Nissa gave me an ultimatum, that if I were going to date her long term that I needed to find a job that gave me a little more freedom that being on call 24-7.  So we packed our bags and moved to Beverly- Salem that is Winston-Salem, NC.  I knew that it was now my time to move on to the actual school teaching portion of life.  I had an excellent partner that new how to motivate me.  I applied at two high schools for assistant positions while I went BACK to school to get my teaching certification.  I was actually looking to get into EC to work with At risk youth with behavioral and emotional issues. My first interview coincidently enough was at Southwest High School where I applied for an Occupational Course of Study assistant.  The interview went well, but was told that she needed to interview more people to get the right fit.  So the next day I interviewed at Eastern Guilford High School as a Life Skills class assistant.  This is where I got my introduction to working with students with special needs.  Can we say that this was the greatest decision of my life!  It was working with this population for three years that I knew that, this was the position I wanted to land as a teacher.  In June of 2011 I met up with the same supervisor at Southwest to interview for the open Life Skills position.  I had completed all course work, but still did not have all my Praxis tests done and passed, but the interview went really well, because she called me the next day and offered me the job.  

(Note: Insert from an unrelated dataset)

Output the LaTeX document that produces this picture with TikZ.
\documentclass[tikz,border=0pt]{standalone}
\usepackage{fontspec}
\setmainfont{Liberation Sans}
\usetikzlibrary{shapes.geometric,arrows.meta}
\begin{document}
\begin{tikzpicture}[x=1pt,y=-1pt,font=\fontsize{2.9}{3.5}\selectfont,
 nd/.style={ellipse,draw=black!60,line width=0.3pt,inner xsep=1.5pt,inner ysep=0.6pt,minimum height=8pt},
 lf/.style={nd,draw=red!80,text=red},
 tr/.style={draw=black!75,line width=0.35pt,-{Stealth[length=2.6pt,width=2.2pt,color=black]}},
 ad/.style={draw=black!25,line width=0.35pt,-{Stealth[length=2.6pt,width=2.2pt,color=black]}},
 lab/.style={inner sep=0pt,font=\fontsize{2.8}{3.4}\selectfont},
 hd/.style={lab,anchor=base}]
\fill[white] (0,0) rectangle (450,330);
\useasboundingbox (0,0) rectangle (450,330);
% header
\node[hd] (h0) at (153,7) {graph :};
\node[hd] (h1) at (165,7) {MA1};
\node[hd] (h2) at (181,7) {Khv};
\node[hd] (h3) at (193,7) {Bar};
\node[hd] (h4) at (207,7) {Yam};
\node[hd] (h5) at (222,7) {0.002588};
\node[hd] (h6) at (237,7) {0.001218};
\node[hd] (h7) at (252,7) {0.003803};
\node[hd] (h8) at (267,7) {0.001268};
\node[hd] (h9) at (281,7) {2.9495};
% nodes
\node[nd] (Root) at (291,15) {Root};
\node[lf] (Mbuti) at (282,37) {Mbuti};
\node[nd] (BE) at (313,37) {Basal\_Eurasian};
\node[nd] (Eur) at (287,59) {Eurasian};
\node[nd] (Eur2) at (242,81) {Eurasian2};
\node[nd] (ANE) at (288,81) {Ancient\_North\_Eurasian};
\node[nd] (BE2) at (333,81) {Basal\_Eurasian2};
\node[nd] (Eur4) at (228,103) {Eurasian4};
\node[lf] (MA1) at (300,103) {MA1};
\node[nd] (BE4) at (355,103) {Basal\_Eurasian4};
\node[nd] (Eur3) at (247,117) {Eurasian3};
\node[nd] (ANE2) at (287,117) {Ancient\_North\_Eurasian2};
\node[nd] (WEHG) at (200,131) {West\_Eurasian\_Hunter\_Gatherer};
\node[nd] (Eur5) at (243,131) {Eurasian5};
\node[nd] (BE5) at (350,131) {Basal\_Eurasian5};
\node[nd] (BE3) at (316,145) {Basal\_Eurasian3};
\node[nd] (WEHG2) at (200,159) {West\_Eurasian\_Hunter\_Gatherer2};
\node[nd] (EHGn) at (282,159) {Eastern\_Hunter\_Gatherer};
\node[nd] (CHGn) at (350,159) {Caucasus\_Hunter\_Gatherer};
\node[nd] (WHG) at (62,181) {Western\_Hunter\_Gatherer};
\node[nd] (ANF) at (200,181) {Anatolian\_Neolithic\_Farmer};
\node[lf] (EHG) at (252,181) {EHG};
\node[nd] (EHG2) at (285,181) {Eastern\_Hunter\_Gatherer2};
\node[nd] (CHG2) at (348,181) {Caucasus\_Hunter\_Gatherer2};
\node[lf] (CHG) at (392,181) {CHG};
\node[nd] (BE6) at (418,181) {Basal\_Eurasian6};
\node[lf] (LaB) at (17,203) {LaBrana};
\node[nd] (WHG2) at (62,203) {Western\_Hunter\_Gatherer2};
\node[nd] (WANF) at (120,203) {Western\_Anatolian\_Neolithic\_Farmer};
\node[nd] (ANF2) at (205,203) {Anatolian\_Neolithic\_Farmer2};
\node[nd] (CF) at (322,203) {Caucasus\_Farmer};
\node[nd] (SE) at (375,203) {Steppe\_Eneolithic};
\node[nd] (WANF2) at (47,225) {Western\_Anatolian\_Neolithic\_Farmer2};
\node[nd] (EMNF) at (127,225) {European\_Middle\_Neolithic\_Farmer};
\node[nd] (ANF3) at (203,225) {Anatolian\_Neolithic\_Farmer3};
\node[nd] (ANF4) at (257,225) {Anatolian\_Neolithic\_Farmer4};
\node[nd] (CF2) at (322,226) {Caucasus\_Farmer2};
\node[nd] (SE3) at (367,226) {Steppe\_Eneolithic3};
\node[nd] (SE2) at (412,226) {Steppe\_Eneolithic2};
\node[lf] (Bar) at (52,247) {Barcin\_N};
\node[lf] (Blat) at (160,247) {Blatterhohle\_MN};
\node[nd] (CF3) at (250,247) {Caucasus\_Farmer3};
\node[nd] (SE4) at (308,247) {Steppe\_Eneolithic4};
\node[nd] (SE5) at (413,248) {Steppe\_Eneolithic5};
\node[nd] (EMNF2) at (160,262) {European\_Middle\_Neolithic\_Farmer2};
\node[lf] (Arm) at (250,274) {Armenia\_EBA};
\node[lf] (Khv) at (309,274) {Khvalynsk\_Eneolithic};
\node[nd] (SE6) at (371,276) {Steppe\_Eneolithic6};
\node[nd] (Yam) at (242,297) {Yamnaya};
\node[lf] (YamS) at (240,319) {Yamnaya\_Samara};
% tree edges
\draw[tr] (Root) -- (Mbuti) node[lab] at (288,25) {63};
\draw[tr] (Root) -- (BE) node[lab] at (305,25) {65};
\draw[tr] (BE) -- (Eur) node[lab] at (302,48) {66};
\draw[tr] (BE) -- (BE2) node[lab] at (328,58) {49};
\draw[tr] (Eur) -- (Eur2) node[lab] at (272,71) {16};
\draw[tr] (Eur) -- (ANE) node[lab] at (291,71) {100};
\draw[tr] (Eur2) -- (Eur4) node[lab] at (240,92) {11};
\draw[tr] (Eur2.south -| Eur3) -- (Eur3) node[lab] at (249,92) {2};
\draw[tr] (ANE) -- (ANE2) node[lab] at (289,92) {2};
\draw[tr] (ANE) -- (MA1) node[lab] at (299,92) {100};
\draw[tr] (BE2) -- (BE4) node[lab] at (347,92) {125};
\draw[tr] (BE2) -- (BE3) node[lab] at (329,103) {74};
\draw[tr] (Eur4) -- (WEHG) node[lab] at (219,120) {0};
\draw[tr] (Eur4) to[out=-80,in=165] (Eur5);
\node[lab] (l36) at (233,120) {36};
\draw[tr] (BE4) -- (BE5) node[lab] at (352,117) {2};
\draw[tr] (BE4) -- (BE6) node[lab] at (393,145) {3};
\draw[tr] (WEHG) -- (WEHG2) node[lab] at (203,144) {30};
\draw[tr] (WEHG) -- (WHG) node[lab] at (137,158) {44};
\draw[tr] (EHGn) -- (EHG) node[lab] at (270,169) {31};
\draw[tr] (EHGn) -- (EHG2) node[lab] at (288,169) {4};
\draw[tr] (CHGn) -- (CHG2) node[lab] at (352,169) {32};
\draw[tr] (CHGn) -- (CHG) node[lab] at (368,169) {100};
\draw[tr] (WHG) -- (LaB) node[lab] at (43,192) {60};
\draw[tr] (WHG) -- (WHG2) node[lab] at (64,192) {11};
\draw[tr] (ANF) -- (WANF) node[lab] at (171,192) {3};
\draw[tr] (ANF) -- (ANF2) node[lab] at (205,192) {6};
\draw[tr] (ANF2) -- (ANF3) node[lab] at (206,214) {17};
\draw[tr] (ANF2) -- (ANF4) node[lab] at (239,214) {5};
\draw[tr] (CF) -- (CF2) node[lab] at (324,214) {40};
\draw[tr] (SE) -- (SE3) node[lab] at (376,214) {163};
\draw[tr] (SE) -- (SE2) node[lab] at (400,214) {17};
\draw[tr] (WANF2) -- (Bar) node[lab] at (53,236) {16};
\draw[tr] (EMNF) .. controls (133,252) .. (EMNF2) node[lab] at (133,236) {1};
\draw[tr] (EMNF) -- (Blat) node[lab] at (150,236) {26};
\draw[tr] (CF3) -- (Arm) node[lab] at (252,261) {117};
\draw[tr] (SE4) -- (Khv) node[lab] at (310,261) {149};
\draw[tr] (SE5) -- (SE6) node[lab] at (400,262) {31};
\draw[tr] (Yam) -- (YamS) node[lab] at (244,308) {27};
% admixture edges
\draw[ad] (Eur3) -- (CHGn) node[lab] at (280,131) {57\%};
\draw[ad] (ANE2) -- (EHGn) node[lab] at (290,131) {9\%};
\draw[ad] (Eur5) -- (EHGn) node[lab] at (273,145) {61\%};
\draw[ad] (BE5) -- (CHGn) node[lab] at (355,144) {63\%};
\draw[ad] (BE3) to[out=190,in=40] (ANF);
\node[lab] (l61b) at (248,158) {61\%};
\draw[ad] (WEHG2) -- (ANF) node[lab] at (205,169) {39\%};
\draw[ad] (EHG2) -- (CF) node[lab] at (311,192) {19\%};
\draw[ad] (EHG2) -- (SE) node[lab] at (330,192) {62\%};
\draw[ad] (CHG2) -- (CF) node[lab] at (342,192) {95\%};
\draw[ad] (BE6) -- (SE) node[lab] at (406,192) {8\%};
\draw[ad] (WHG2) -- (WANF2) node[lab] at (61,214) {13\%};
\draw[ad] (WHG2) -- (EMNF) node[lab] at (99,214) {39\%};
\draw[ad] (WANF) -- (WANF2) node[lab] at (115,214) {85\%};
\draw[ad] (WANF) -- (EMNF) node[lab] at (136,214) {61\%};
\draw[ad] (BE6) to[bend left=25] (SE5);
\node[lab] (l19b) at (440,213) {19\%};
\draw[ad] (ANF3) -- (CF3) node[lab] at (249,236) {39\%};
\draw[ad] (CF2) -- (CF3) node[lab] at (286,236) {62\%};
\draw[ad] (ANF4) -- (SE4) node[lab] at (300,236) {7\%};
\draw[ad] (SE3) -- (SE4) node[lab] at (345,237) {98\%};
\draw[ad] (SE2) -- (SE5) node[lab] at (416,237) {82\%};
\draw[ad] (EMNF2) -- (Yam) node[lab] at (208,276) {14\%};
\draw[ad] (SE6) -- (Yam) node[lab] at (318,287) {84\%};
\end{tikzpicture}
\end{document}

Of course there was set backs in this process, but every day I continued to pray about my situation.  I knew that eventually God would lead me home.  I am not claiming to be the greatest Christian in the world, but I rely on my strong relationship with God to get me through the valleys.  It is at Southwest that I found the most amazing teaching family, lead by an extremely supportive and amazing administration.  

There really is so much more to it, but I gave myself the time frame of Nissa watching Downtown Abby to complete this blog post, but I hit the good stuff.  Thanks for reading!!  Peace Love and Jeeps!!